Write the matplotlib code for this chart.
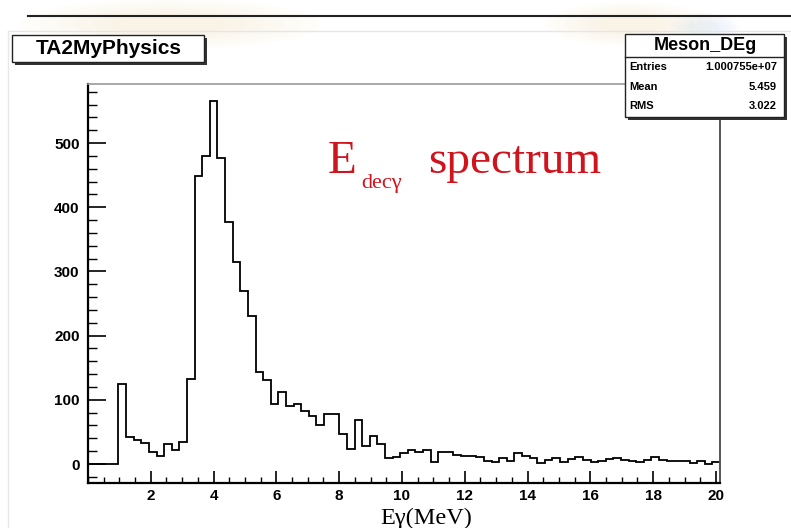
import numpy as np
import matplotlib
matplotlib.use("Agg")
import matplotlib.pyplot as plt
from matplotlib.patches import Rectangle, Ellipse
from matplotlib.lines import Line2D
from matplotlib.ticker import MultipleLocator, FixedLocator

# ---- histogram data: decay-photon energy spectrum ----
X_MIN, X_MAX = 0.0, 20.13
N_BINS = 83
counts = [
    0, 0, 0, 0,
    125, 42, 38, 32, 19, 12.5, 31, 22, 35, 132,
    449, 480, 565, 477, 377, 315, 270, 231, 144, 131,
    93.5, 112, 90, 93.5, 82.5, 74.8, 60.7, 78, 78, 46.7,
    23.9, 68.5, 28, 43.6, 31, 9, 10.4, 17.6, 21.8, 19,
    21.8, 3.6, 19, 19, 14, 12.5, 12.5, 10.4, 5.2, 3.6,
    9, 5.2, 16.6, 12.5, 10, 1, 5.5, 9, 3.6, 7.3,
    11.4, 6.2, 3.6, 5.2, 7.3, 8.8, 6.2, 4.5, 3.6, 6.2,
    10.4, 6.2, 5.2, 5.2, 4.5, 1, 5.2, 0, 3.6,
]
x_ticks = [2, 4, 6, 8, 10, 12, 14, 16, 18, 20]
y_ticks = [0, 100, 200, 300, 400, 500]
Y_MIN, Y_MAX = -29.6, 592

hist_name = "Meson_DEg"
stats_rows = [("Entries", "1.000755e+07"), ("Mean", "5.459"), ("RMS", "3.022")]
canvas_title = "TA2MyPhysics"

W, H = 791, 528
fig = plt.figure(figsize=(W / 100, H / 100), dpi=100)
fig.patch.set_facecolor("white")


def fx(px):
    return px / W


def fy(py):
    return 1 - py / H


# very faint, soft slide background motifs near the top edge
for cx, cy, w, h, c in [(170, 24, 300, 50, "#f6d98a"), (630, 24, 170, 44, "#f6d98a"),
                        (705, 28, 70, 30, "#a9c3e8")]:
    for s in np.linspace(1.0, 0.4, 6):
        fig.add_artist(Ellipse((fx(cx), fy(cy)), fx(w * s), h * s / H, facecolor=c,
                               edgecolor="none", alpha=0.035, zorder=0))

# slide decoration: rule across the top and faint canvas border
fig.add_artist(Line2D([fx(28), fx(791)], [fy(16), fy(16)], color="#222222", lw=1.5))
fig.add_artist(Line2D([fx(8), fx(791)], [fy(31), fy(31)], color="#e6e6e6", lw=1.0))
fig.add_artist(Line2D([fx(8), fx(8)], [fy(31), fy(528)], color="#e8e8e8", lw=1.0))

ax = fig.add_axes([fx(88), fy(483), fx(720) - fx(88), fy(84) - fy(483)])
ax.patch.set_alpha(0)
edges = np.linspace(X_MIN, X_MAX, N_BINS + 1)
ax.stairs(counts, edges, baseline=None, color="black", lw=1.3)

ax.set_xlim(X_MIN, X_MAX)
ax.set_ylim(Y_MIN, Y_MAX)

ax.xaxis.set_major_locator(FixedLocator(x_ticks))
ax.xaxis.set_minor_locator(MultipleLocator(0.5))
ax.yaxis.set_major_locator(FixedLocator(y_ticks))
ax.yaxis.set_minor_locator(MultipleLocator(20))
ax.set_xticklabels([str(t) for t in x_ticks])
ax.set_yticklabels([str(t) for t in y_ticks])

ax.tick_params(axis="x", which="major", direction="in", length=8.6, width=1.2,
               pad=4, labelsize=11, top=False)
ax.tick_params(axis="x", which="minor", direction="in", length=4.3, width=1.0, top=False)
ax.tick_params(axis="y", which="major", direction="in", length=13, width=1.2,
               pad=6, labelsize=11, right=False)
ax.tick_params(axis="y", which="minor", direction="in", length=6.5, width=1.0, right=False)
for lab in ax.get_xticklabels() + ax.get_yticklabels():
    lab.set_fontweight("bold")
    lab.set_fontfamily("Liberation Sans")

ax.spines["left"].set_linewidth(1.6)
ax.spines["bottom"].set_linewidth(1.6)
ax.spines["top"].set_color("#9a9a9a")
ax.spines["top"].set_linewidth(1.2)
ax.spines["right"].set_color("#555555")
ax.spines["right"].set_linewidth(1.4)

# axis title
fig.text(fx(380), fy(524), "Eγ(MeV)", family="Liberation Serif", fontsize=17.5,
         ha="left", va="baseline", color="black")

# red annotation: E_{decγ} spectrum
red = "#d0141e"
fig.text(fx(328), fy(173), "E", family="Liberation Serif", fontsize=34,
         ha="left", va="baseline", color=red)
fig.text(fx(361), fy(188), "decγ", family="Liberation Serif", fontsize=16,
         ha="left", va="baseline", color=red)
fig.text(fx(428), fy(173), "spectrum", family="Liberation Serif", fontsize=34,
         ha="left", va="baseline", color=red)


def shadow_box(x0, y0, x1, y1, shadow=3):
    fig.add_artist(Rectangle((fx(x0 + shadow), fy(y1 + shadow)),
                             fx(x1 - x0), fy(y0) - fy(y1),
                             facecolor="#333333", edgecolor="none", zorder=5))
    fig.add_artist(Rectangle((fx(x0), fy(y1)), fx(x1 - x0), fy(y0) - fy(y1),
                             facecolor="white", edgecolor="#222222", lw=1.0, zorder=6))


# canvas title box
shadow_box(12, 35, 204, 62)
fig.text(fx(109), fy(49), canvas_title, family="Liberation Sans", fontweight="bold",
         fontsize=15, ha="center", va="center", zorder=7)

# statistics box
shadow_box(625, 34, 784, 117)
fig.add_artist(Line2D([fx(625), fx(784)], [fy(57), fy(57)], color="#222222", lw=1.0, zorder=7))
fig.text(fx(705), fy(46), hist_name, family="Liberation Sans", fontweight="bold",
         fontsize=13, ha="center", va="center", zorder=7)
for (name, val), yy in zip(stats_rows, [67, 87, 106]):
    fig.text(fx(629), fy(yy), name, family="Liberation Sans", fontweight="bold",
             fontsize=8, ha="left", va="center", zorder=7)
    fig.text(fx(777), fy(yy), val, family="Liberation Sans", fontweight="bold",
             fontsize=8, ha="right", va="center", zorder=7)

fig.savefig("out.png", dpi=100, facecolor="white")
***
THE PROBLEM
Return the whole listing, word for word, and leave out every picture.

WRITTEN RESPONSE
Write the matplotlib code for this chart.
import numpy as np
import matplotlib
matplotlib.use("Agg")
import matplotlib.pyplot as plt
from matplotlib.patches import Rectangle, Ellipse
from matplotlib.lines import Line2D
from matplotlib.ticker import MultipleLocator, FixedLocator

# ---- histogram data: decay-photon energy spectrum ----
X_MIN, X_MAX = 0.0, 20.13
N_BINS = 83
counts = [
    0, 0, 0, 0,
    125, 42, 38, 32, 19, 12.5, 31, 22, 35, 132,
    449, 480, 565, 477, 377, 315, 270, 231, 144, 131,
    93.5, 112, 90, 93.5, 82.5, 74.8, 60.7, 78, 78, 46.7,
    23.9, 68.5, 28, 43.6, 31, 9, 10.4, 17.6, 21.8, 19,
    21.8, 3.6, 19, 19, 14, 12.5, 12.5, 10.4, 5.2, 3.6,
    9, 5.2, 16.6, 12.5, 10, 1, 5.5, 9, 3.6, 7.3,
    11.4, 6.2, 3.6, 5.2, 7.3, 8.8, 6.2, 4.5, 3.6, 6.2,
    10.4, 6.2, 5.2, 5.2, 4.5, 1, 5.2, 0, 3.6,
]
x_ticks = [2, 4, 6, 8, 10, 12, 14, 16, 18, 20]
y_ticks = [0, 100, 200, 300, 400, 500]
Y_MIN, Y_MAX = -29.6, 592

hist_name = "Meson_DEg"
stats_rows = [("Entries", "1.000755e+07"), ("Mean", "5.459"), ("RMS", "3.022")]
canvas_title = "TA2MyPhysics"

W, H = 791, 528
fig = plt.figure(figsize=(W / 100, H / 100), dpi=100)
fig.patch.set_facecolor("white")


def fx(px):
    return px / W


def fy(py):
    return 1 - py / H


# very faint, soft slide background motifs near the top edge
for cx, cy, w, h, c in [(170, 24, 300, 50, "#f6d98a"), (630, 24, 170, 44, "#f6d98a"),
                        (705, 28, 70, 30, "#a9c3e8")]:
    for s in np.linspace(1.0, 0.4, 6):
        fig.add_artist(Ellipse((fx(cx), fy(cy)), fx(w * s), h * s / H, facecolor=c,
                               edgecolor="none", alpha=0.035, zorder=0))

# slide decoration: rule across the top and faint canvas border
fig.add_artist(Line2D([fx(28), fx(791)], [fy(16), fy(16)], color="#222222", lw=1.5))
fig.add_artist(Line2D([fx(8), fx(791)], [fy(31), fy(31)], color="#e6e6e6", lw=1.0))
fig.add_artist(Line2D([fx(8), fx(8)], [fy(31), fy(528)], color="#e8e8e8", lw=1.0))

ax = fig.add_axes([fx(88), fy(483), fx(720) - fx(88), fy(84) - fy(483)])
ax.patch.set_alpha(0)
edges = np.linspace(X_MIN, X_MAX, N_BINS + 1)
ax.stairs(counts, edges, baseline=None, color="black", lw=1.3)

ax.set_xlim(X_MIN, X_MAX)
ax.set_ylim(Y_MIN, Y_MAX)

ax.xaxis.set_major_locator(FixedLocator(x_ticks))
ax.xaxis.set_minor_locator(MultipleLocator(0.5))
ax.yaxis.set_major_locator(FixedLocator(y_ticks))
ax.yaxis.set_minor_locator(MultipleLocator(20))
ax.set_xticklabels([str(t) for t in x_ticks])
ax.set_yticklabels([str(t) for t in y_ticks])

ax.tick_params(axis="x", which="major", direction="in", length=8.6, width=1.2,
               pad=4, labelsize=11, top=False)
ax.tick_params(axis="x", which="minor", direction="in", length=4.3, width=1.0, top=False)
ax.tick_params(axis="y", which="major", direction="in", length=13, width=1.2,
               pad=6, labelsize=11, right=False)
ax.tick_params(axis="y", which="minor", direction="in", length=6.5, width=1.0, right=False)
for lab in ax.get_xticklabels() + ax.get_yticklabels():
    lab.set_fontweight("bold")
    lab.set_fontfamily("Liberation Sans")

ax.spines["left"].set_linewidth(1.6)
ax.spines["bottom"].set_linewidth(1.6)
ax.spines["top"].set_color("#9a9a9a")
ax.spines["top"].set_linewidth(1.2)
ax.spines["right"].set_color("#555555")
ax.spines["right"].set_linewidth(1.4)

# axis title
fig.text(fx(380), fy(524), "Eγ(MeV)", family="Liberation Serif", fontsize=17.5,
         ha="left", va="baseline", color="black")

# red annotation: E_{decγ} spectrum
red = "#d0141e"
fig.text(fx(328), fy(173), "E", family="Liberation Serif", fontsize=34,
         ha="left", va="baseline", color=red)
fig.text(fx(361), fy(188), "decγ", family="Liberation Serif", fontsize=16,
         ha="left", va="baseline", color=red)
fig.text(fx(428), fy(173), "spectrum", family="Liberation Serif", fontsize=34,
         ha="left", va="baseline", color=red)


def shadow_box(x0, y0, x1, y1, shadow=3):
    fig.add_artist(Rectangle((fx(x0 + shadow), fy(y1 + shadow)),
                             fx(x1 - x0), fy(y0) - fy(y1),
                             facecolor="#333333", edgecolor="none", zorder=5))
    fig.add_artist(Rectangle((fx(x0), fy(y1)), fx(x1 - x0), fy(y0) - fy(y1),
                             facecolor="white", edgecolor="#222222", lw=1.0, zorder=6))


# canvas title box
shadow_box(12, 35, 204, 62)
fig.text(fx(109), fy(49), canvas_title, family="Liberation Sans", fontweight="bold",
         fontsize=15, ha="center", va="center", zorder=7)

# statistics box
shadow_box(625, 34, 784, 117)
fig.add_artist(Line2D([fx(625), fx(784)], [fy(57), fy(57)], color="#222222", lw=1.0, zorder=7))
fig.text(fx(705), fy(46), hist_name, family="Liberation Sans", fontweight="bold",
         fontsize=13, ha="center", va="center", zorder=7)
for (name, val), yy in zip(stats_rows, [67, 87, 106]):
    fig.text(fx(629), fy(yy), name, family="Liberation Sans", fontweight="bold",
             fontsize=8, ha="left", va="center", zorder=7)
    fig.text(fx(777), fy(yy), val, family="Liberation Sans", fontweight="bold",
             fontsize=8, ha="right", va="center", zorder=7)

fig.savefig("out.png", dpi=100, facecolor="white")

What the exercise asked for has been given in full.